RED MIST – A pack of attractive but fairly nasty medical students make an arch-nemesis of a feeble-minded janitor and do all sorts of horrible things to him, including feeding him a funnel full of drugs and calling him ‘freakdog’. I mention the nickname because it’s also ‘Red Mist’s AKA. Janitor ends up in a coma, but his spirit gives his life support system the slip and reaches out to get ‘em all by means of possession; which one’s it trying to be, ‘Patrick’ or ‘The Meatcleaver Massacre’? From the airbrushed smiles of its protagonists to the tepid bits of torture porn that plug the empty narrative, ‘Red Mist’ is ‘2007’ to the core. Little scraps of joy fall here and there courtesy of its blunt ways and callous attitude (I found its portrayal of necrophiliacs as bumbling oafs to be quite insensitive). It’s a film full of tacky shit – many of the possessees hiss “freakdog…” and try to look a bit evil whenever they’re about to do a kill – but it rattles through its schtick swiftly enough not to bore.

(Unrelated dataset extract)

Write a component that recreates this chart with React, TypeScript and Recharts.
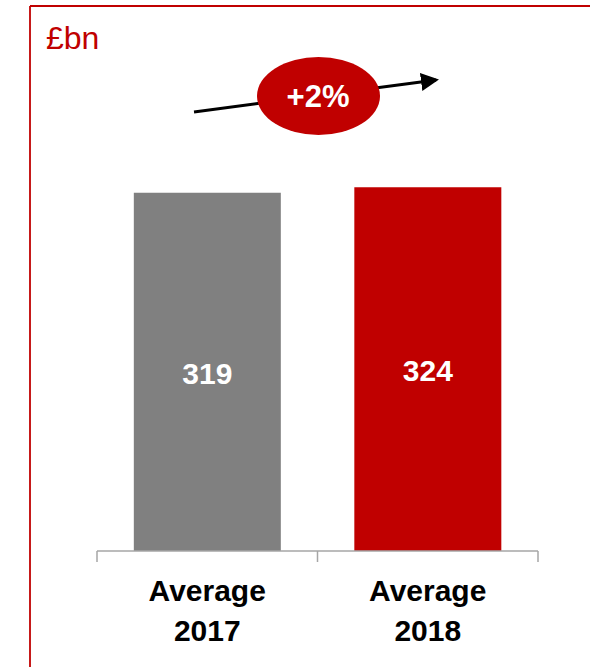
import { BarChart, Bar, XAxis, YAxis, LabelList, Cell, Customized } from 'recharts';

const categories = ['Average 2017', 'Average 2018'];
const values = [319, 324];
const barColors = ['#808080', '#C00000'];
const changeLabel = '+2%';
const unitLabel = '£bn';

const data = categories.map((c, i) => ({ name: c, value: values[i] }));

const RED = '#C00000';
const FONT = 'Liberation Sans, Arial, sans-serif';
const W = 590;
const H = 667;
const M = { top: 158, right: 52, bottom: 0, left: 97 };
const AXIS_H = 116;
const band = (W - M.left - M.right) / categories.length;

function CategoryTick(props: any) {
  const { x, payload, index } = props;
  const parts = String(payload.value).split(' ');
  const axisY = H - AXIS_H;
  return (
    <g>
      <line x1={x - band / 2} y1={axisY} x2={x - band / 2} y2={axisY + 11} stroke="#A6A6A6" strokeWidth={1.5} />
      {index === categories.length - 1 && (
        <line x1={x + band / 2} y1={axisY} x2={x + band / 2} y2={axisY + 11} stroke="#A6A6A6" strokeWidth={1.5} />
      )}
      <text x={x} y={axisY} textAnchor="middle" fontFamily={FONT} fontWeight="bold" fontSize={30} fill="#000">
        {parts.map((p: string, i: number) => (
          <tspan key={i} x={x} dy={i === 0 ? 50 : 40}>
            {p}
          </tspan>
        ))}
      </text>
    </g>
  );
}

function Annotations() {
  return (
    <g>
      <line x1={30} y1={6} x2={590} y2={6} stroke={RED} strokeWidth={1.8} />
      <line x1={30} y1={6} x2={30} y2={667} stroke={RED} strokeWidth={1.8} />
      <text x={46} y={49} fontFamily={FONT} fontSize={32} fill={RED}>
        {unitLabel}
      </text>
      <defs>
        <marker id="arrowhead" markerWidth="6" markerHeight="6" refX="5" refY="3" orient="auto" markerUnits="strokeWidth">
          <path d="M0,0 L6,3 L0,6 Z" fill="#000" />
        </marker>
      </defs>
      <line x1={194} y1={112} x2={436} y2={80} stroke="#000" strokeWidth={3} markerEnd="url(#arrowhead)" />
      <ellipse cx={318.5} cy={96} rx={61.5} ry={39} fill={RED} />
      <text x={318} y={107} textAnchor="middle" fontFamily={FONT} fontWeight="bold" fontSize={31} fill="#fff">
        {changeLabel}
      </text>
    </g>
  );
}

export default function App() {
  return (
    <div style={{ position: 'absolute', left: 0, top: 0 }}>
      <BarChart width={W} height={H} data={data} margin={M} barCategoryGap="16.7%">
        <Customized component={Annotations} />
        <YAxis hide domain={[0, 350]} />
        <XAxis
          dataKey="name"
          height={AXIS_H}
          axisLine={{ stroke: '#A6A6A6', strokeWidth: 1.5 }}
          tickLine={false}
          tick={<CategoryTick />}
          interval={0}
        />
        <Bar dataKey="value" isAnimationActive={false}>
          {data.map((d, i) => (
            <Cell key={d.name} fill={barColors[i]} />
          ))}
          <LabelList
            dataKey="value"
            position="center"
            dy={1}
            fill="#fff"
            fontFamily={FONT}
            fontWeight="bold"
            fontSize={30}
          />
        </Bar>
      </BarChart>
    </div>
  );
}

An added fillip is that it’s one of those flicks where a lot of UK TV actors try to sound American, always a little amusing to me at least.
SOUTHERN COMFORT – The national guard gets it wrong in the bayou and riles some Cajun trappers; Keith Carradine tries to keep a level head whilst Brion James gives it stary blue eyes. Funny, even though it’s short on thrashing tendrils and metamorphic monstrosity, ‘Southern Comfort’ always reminds me of ‘The Thing’. In principal they’re quite similar I think, just that stifling sense of a closed little world where macho men seem destined to do themselves in through their own rampant paranoia. Hypnotic and tense, atmosphere thick with Ry Cooder and swamp mist at every turn. I’d choose ‘The Driver’ or ‘Warriors’ over this as my fave Walter Hill, but it’s a close third.
THE NESTING – Armand Weston did quite a lot of porn and this, a supernatural horror flick about an agoraphobic writer’s big dark house full of secrets. It’s never shaken off a slightly tepid reputation and is for the most part overlooked these days, unfortunate when you consider the fawning regard for other early eighties creepy house movies eg the mediocre ‘Amityville Horror’. ‘The Nesting’ is flaky but strong on atmosphere. Beyond the rote plot moves and a tendency to lumber looms the feeling that flows from rooms full of shadow in a house surrounded by endless forest. If that fails, you might be tickled by the odd flourish of ineptitude (that shrink, that roof incident), and if you need a little more, there’s always croaky John Carradine and a sickle to the head. It’s a pity that, in the end, it’s just a fairly conventional ghost story wrapped in the usual through-the-motions type mystery. But I’m drawn by the well-framed rot and murky style, and just that densely wooded upstate New York thing.